Il segnale è inequivocabile: Nonna ha tirato fuori dall’armadio il grande cappello di tessuto bianco, quello con la larga tesa che le fa ombra al volto e al collo, fin sotto la nuca. Poi ha indossato il leggero pastrano da lavoro e le scarpe da orto. Le condizioni ambientali sono le più adatte: bella mattinata di luglio, cielo terso, nemmeno una nuvola e leggerissimi refoli di vento a muovere e pulire l’aria. Non c’è da sbagliarsi: è il giorno giusto. Oltre ai due giovani nipoti, ancora ragazzini, anche il vecchio cane ha capito: è il momento tanto atteso ogni anno, il momento della raccolta, una procedura che da tempo immemorabile è riservata alle mani e agli occhiali di Nonna.
Sono circa le dieci del mattino quando la piccola comitiva (tre esseri umani e uno canino) prende la strada che porta all’orto. Là sotto alcuni alberi carichi di albicocche ben mature – alcuni frutti color del rame sono caduti a terra, preda di vespe ingolosite – sono allineati in perfetta simmetria cinque filari di pianticelle di lamponi. Da queste parti, tutti (Nonna compresa) quei frutti rossi li chiamano “fámbros”.
Presumibilmente quella parola è uno dei tanti imprestiti dalla lingua francese, importata qui da Napoleone durante il suo temporaneo regno d’Italia, politicamente e amministrativamente attivo dal 1805 al 1814. In quel decennio, quale omaggio ai transalpini, i frutti di quegli arbusti vennero nobilitati ricorrendo al francese “framboise”. Framboise non erano solamente i frutti, ma anche le pianticelle che li producevano e una particolare grappa, dal profumo e dal sapore suadenti quando sapientemente distillata. Il nome venne lombardizzato ed è ancora in uso.

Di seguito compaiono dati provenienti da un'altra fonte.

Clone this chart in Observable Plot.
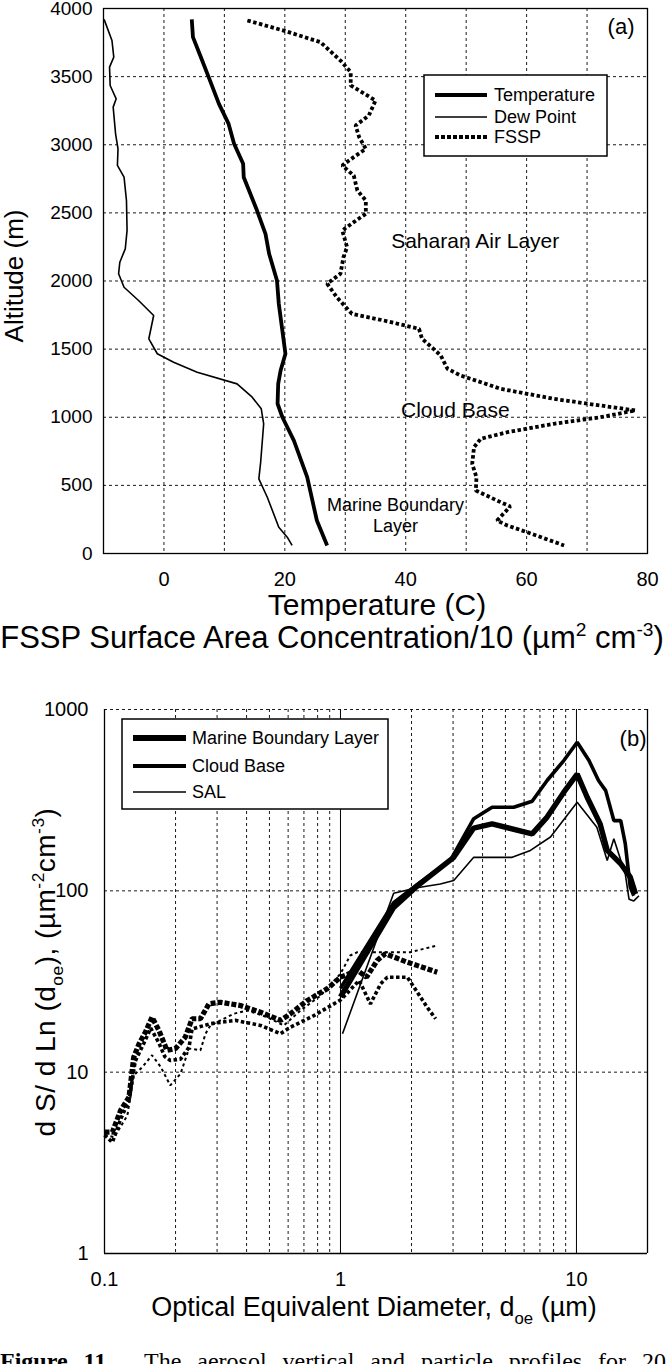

Quell’angolo di giardino è il più frequentato dagli abitati alati. Vi regna il cinguettio del passero, lo stridio del pettirosso, il fischio flautato del merlo, il trillo del fringuello, il ciangottare dell’allodola e il tubare della tortora. In un ormai mitico tramonto suonò il virtuosismo acrobatico dell’usignolo. In questo momento l’aria è inondata dall’insistito e stordente frinire delle cicale, intente a succhiare la linfa delle piante e invisibili anche allo sguardo del più attento indagatore.
Nonna ha con sé l’indispensabile e inseparabile cestino di midollino. Mentre il cane ha deciso di godersi l’ombra sotto in cespuglio di ribes rosso, stendendosi al riparo delle sue confortevoli foglie, i nipoti si augurano che la raccoglitrice non si accorga delle loro recenti razzie, impietosamente testimoniate dalla presenza di ramoscelli che ancora portano il bianco “supporto” che aveva sorretto la golosa drupa. Ma Nonna è di animo generoso e gentile e finge di non accorgersi della recente invasione.
La delicata raccolta ha inizio. Con mano leggere si scelgono accuratamente solo i frutti ben maturi quelli che quasi si adagiano nella mano protesa, senza dover agire con un sia pur etereo strappo. Il piccolo frutto non deve assolutamente presentare ammaccature o schiacciamenti perché ogni minima goccia del prezioso liquido in esso contenuto va preservata per la preparazione che avrà luogo più tardi, nella penombra della grande cucina. I ragazzini partecipano con rari e svogliati apporti di pochi lamponi, ma in compenso si lamentano del caldo, del sudore e della sete, del venticello che più non si fa sentire, delle vespe importune, dei moscerini insistenti e, chissà perché, dell’assopito cagnone che non collabora. Il che non è proprio vero: lo fa a modo suo, cogliendo abilmente con gli incisivi i frutti alla sua portata. Il fatto è che poi li inghiotte.
In poco meno di un’ora il cestino è pieno. Conterrà almeno un chilo di frutti. La piccola comitiva rientra nella frescura della casa. Nel pomeriggio Nonna preparerà il prezioso sciroppo: lamponi, zucchero e acqua quanto basta, poi una lentissima bollitura che si protrarrà per più di un’ora. Il trascorrere del tempo verrà scandito dal procedere della lama di sole che si insinuerà attraverso le griglie della finestra socchiusa. L’aria della cucina si riempirà dell’inebriante profumo di quei piccoli e preziosi frutti. Quindi sarà la volta della meticolosa filtratura e dell’imbottigliamento. Allora lo sciroppo sarà pronto per essere servito da Nonna agli assetati ospiti di riguardo, sempre benvenuti e a gruppi più o meno numerosi di autoinvitati.
È un’afosa estate del Secondo dopoguerra.